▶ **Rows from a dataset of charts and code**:
— BEGIN —
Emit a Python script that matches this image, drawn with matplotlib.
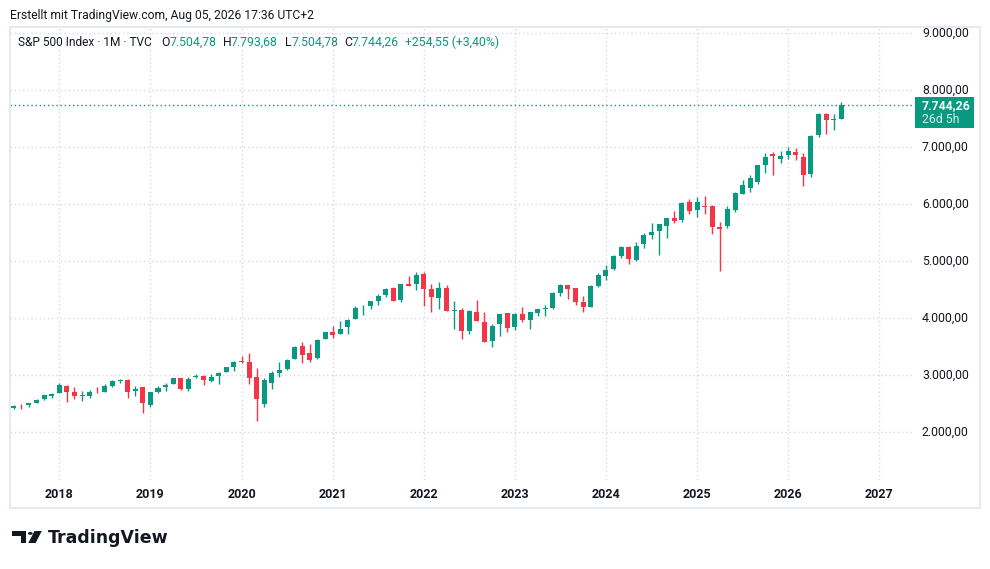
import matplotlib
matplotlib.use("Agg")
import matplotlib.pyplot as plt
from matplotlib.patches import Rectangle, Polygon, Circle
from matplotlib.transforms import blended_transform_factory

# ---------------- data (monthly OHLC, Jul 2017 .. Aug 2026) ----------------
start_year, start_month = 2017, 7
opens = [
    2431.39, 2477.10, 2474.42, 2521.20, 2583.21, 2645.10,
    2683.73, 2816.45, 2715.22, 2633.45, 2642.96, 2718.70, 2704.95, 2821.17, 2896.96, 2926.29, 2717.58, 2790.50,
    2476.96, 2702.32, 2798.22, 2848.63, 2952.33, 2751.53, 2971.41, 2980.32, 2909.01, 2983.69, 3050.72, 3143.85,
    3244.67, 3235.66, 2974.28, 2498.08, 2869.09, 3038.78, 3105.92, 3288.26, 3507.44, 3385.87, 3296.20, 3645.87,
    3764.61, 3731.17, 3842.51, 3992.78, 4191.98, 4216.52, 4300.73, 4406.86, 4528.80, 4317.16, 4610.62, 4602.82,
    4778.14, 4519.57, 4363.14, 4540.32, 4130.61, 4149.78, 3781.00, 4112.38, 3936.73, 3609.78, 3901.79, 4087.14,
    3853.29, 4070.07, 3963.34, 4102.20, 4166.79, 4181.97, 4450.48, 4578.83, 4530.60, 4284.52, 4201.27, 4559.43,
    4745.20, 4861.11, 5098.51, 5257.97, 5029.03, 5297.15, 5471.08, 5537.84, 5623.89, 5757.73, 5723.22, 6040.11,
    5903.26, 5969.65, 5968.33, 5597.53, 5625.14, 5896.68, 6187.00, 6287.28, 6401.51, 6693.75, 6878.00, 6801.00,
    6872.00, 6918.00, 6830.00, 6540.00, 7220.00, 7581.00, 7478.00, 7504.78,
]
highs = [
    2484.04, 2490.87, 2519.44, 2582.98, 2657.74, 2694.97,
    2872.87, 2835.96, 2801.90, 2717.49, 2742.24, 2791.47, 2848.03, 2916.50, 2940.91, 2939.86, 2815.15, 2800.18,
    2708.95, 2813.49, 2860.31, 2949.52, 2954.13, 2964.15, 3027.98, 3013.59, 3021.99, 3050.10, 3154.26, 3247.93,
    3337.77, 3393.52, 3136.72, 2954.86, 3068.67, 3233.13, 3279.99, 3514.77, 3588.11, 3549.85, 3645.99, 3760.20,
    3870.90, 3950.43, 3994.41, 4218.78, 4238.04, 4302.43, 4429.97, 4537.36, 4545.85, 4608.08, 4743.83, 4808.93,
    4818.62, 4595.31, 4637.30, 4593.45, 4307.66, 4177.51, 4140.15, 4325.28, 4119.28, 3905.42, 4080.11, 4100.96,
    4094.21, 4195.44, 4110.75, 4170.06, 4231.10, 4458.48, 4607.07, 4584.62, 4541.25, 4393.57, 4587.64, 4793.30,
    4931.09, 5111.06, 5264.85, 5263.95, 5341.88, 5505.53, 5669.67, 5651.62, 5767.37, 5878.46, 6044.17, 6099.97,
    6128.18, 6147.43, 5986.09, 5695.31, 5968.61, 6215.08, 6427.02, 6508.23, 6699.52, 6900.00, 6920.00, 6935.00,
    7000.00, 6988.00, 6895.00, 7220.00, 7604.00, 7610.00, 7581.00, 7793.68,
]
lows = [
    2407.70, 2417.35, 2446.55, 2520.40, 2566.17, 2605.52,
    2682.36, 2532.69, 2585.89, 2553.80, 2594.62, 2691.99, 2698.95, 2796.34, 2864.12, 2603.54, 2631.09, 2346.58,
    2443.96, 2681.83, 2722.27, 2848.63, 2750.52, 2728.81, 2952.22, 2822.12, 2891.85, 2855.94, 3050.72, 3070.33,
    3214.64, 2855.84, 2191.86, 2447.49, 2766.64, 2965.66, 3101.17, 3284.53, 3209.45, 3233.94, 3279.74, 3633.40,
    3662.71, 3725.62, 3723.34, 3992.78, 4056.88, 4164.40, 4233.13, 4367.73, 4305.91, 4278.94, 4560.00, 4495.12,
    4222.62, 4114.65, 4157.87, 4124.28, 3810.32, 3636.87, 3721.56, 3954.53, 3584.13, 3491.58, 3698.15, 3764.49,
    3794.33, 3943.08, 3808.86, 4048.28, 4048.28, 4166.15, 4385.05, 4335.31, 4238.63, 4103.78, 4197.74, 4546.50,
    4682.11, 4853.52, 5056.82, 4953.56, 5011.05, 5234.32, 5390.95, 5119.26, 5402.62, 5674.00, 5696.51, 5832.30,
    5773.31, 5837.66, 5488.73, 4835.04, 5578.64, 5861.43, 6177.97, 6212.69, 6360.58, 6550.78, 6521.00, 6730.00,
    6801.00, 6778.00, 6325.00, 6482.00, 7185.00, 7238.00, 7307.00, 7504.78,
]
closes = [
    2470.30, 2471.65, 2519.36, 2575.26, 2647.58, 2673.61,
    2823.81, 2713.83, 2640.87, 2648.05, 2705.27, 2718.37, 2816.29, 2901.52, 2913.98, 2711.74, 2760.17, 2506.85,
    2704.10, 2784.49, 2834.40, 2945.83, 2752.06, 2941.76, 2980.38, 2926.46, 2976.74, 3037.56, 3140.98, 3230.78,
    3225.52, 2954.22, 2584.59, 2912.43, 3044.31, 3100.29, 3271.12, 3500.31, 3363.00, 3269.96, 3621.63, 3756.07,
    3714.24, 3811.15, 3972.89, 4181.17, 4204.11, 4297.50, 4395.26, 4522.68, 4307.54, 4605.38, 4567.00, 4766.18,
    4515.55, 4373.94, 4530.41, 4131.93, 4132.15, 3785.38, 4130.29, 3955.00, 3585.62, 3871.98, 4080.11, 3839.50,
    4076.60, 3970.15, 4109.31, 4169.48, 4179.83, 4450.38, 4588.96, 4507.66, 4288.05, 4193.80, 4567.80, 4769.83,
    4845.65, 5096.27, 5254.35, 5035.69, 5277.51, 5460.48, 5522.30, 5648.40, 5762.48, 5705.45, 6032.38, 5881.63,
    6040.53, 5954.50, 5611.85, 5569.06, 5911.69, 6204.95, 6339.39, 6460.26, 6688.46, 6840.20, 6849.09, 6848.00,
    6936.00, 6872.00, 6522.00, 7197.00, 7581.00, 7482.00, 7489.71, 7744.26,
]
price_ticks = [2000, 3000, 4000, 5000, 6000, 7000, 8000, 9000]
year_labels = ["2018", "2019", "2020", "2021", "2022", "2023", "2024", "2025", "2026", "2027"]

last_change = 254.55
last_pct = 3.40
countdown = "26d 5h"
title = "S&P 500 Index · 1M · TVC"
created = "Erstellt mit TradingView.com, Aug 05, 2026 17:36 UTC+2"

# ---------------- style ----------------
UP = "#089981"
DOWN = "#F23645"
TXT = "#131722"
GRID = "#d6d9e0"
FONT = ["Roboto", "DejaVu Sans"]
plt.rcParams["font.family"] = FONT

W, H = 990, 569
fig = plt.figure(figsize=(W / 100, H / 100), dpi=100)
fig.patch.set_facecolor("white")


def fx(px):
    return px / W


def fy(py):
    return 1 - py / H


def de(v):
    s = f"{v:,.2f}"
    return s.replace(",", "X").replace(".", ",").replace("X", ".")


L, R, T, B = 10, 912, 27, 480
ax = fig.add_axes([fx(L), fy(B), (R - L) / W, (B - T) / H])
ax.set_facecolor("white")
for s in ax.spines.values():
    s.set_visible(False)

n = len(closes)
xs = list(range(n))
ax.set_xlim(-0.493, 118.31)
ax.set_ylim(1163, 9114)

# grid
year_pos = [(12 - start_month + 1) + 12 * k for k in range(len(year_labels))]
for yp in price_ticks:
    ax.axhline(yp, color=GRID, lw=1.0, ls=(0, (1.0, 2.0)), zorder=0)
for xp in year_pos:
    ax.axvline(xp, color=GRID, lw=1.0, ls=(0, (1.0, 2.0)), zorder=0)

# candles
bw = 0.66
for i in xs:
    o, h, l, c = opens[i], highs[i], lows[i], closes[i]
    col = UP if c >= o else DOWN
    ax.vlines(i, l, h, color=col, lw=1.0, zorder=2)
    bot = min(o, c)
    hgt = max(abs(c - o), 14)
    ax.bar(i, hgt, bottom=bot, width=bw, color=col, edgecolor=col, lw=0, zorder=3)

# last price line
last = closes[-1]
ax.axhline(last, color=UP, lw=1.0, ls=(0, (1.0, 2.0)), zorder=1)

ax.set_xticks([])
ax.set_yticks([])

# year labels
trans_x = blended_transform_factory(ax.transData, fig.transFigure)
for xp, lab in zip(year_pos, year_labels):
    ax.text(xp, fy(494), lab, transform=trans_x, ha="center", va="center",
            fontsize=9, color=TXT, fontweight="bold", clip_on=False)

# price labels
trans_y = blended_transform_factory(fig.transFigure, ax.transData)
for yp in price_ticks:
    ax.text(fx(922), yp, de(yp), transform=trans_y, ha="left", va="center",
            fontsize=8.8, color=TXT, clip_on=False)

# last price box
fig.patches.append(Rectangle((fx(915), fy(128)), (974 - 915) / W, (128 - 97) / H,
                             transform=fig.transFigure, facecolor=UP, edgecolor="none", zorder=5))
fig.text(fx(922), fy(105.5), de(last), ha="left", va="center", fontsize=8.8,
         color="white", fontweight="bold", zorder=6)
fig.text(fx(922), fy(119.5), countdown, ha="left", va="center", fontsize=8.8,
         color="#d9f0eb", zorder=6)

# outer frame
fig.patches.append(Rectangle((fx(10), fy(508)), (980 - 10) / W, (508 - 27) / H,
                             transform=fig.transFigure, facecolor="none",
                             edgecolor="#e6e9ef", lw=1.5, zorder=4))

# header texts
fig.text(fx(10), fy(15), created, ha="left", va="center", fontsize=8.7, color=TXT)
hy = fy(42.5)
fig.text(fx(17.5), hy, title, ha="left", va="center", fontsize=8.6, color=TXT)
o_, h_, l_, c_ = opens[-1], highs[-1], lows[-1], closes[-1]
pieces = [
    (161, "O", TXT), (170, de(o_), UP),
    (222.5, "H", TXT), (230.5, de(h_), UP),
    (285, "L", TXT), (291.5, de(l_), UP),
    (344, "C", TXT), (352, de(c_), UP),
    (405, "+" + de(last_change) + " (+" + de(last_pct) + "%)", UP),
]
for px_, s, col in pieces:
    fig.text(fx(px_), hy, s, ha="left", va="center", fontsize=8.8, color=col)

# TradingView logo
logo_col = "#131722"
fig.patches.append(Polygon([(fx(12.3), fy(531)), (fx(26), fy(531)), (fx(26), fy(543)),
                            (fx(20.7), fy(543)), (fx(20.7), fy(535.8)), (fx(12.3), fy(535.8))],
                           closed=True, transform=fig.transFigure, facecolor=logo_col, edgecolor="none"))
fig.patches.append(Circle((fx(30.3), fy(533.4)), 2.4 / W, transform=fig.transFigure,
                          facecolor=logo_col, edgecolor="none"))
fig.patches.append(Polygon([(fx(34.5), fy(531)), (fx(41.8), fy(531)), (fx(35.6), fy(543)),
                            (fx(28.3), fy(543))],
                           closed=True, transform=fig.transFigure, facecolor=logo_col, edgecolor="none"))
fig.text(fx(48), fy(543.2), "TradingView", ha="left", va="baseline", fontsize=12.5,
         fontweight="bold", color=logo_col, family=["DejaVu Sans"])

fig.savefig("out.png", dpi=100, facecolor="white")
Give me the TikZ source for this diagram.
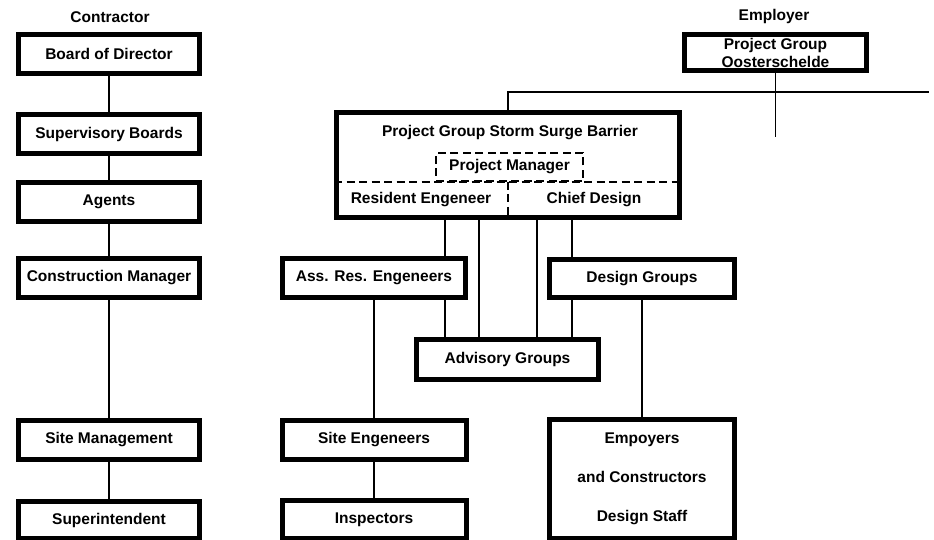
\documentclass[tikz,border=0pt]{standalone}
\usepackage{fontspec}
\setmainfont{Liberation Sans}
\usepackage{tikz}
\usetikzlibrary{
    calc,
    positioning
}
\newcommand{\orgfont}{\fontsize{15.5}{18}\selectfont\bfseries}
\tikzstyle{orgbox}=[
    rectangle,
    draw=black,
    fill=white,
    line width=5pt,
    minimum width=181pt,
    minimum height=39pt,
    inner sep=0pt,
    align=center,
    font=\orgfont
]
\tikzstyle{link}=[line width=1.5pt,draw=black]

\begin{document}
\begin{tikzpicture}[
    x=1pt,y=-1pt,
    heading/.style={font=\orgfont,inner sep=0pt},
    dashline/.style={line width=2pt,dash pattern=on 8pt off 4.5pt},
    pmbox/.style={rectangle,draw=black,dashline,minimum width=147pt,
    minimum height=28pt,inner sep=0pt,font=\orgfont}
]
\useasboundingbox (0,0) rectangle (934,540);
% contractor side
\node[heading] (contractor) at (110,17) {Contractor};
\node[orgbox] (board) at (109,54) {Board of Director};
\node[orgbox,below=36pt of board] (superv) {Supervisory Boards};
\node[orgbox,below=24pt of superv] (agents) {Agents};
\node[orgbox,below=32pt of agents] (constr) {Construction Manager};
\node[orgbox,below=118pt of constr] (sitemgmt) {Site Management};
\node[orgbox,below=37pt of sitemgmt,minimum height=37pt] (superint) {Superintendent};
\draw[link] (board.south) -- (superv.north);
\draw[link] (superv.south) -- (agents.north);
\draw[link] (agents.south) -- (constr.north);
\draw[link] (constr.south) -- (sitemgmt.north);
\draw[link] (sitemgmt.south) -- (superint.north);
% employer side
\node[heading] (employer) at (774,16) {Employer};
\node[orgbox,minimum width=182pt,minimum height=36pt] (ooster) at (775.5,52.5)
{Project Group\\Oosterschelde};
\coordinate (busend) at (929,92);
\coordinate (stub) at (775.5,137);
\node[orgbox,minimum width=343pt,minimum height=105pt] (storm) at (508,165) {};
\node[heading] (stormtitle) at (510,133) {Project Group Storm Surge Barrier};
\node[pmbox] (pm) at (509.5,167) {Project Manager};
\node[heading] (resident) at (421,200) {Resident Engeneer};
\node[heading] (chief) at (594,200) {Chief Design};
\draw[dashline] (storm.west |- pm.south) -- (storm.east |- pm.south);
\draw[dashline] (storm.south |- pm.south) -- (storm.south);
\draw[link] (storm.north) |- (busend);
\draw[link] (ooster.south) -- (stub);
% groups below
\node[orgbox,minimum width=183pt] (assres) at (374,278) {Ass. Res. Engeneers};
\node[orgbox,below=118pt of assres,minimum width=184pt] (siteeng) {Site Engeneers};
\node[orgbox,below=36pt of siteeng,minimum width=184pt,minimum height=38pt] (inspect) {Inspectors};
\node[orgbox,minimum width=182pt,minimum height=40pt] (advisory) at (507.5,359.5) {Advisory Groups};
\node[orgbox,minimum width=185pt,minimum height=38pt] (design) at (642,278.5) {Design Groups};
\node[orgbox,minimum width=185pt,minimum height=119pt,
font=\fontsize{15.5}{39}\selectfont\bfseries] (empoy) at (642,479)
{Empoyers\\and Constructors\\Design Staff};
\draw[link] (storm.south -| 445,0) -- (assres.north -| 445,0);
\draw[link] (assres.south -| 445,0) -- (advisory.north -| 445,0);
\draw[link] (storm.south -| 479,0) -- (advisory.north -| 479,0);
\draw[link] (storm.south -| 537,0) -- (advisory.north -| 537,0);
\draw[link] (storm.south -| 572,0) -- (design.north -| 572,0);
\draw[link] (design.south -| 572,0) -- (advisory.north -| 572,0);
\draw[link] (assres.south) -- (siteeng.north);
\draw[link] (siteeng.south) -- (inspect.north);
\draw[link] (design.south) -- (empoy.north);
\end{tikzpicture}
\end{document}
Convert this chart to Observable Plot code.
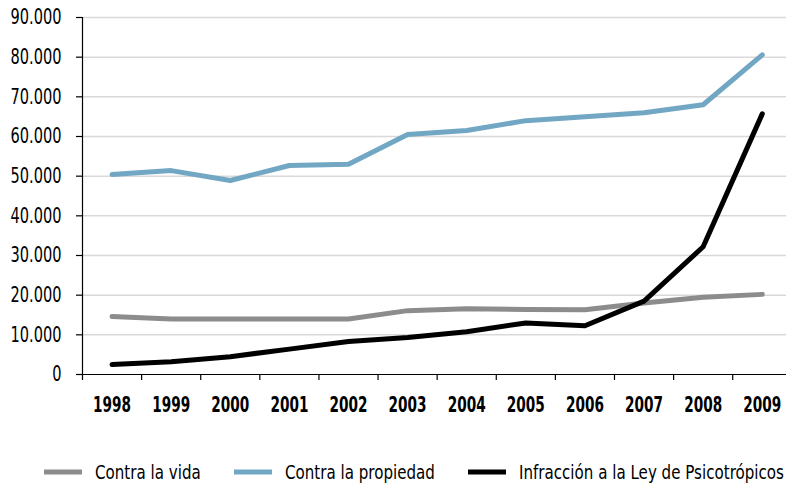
— END —
▶ **WHAT IS NEEDED**: Take the records above from their first line through the line with "from matplotlib.transforms import" and set those lines down word for word, minus the pictures.

▶ **EXERCISE SOLUTION**:
Emit a Python script that matches this image, drawn with matplotlib.
import matplotlib
matplotlib.use("Agg")
import matplotlib.pyplot as plt
from matplotlib.patches import Rectangle, Polygon, Circle
from matplotlib.transforms import blended_transform_factory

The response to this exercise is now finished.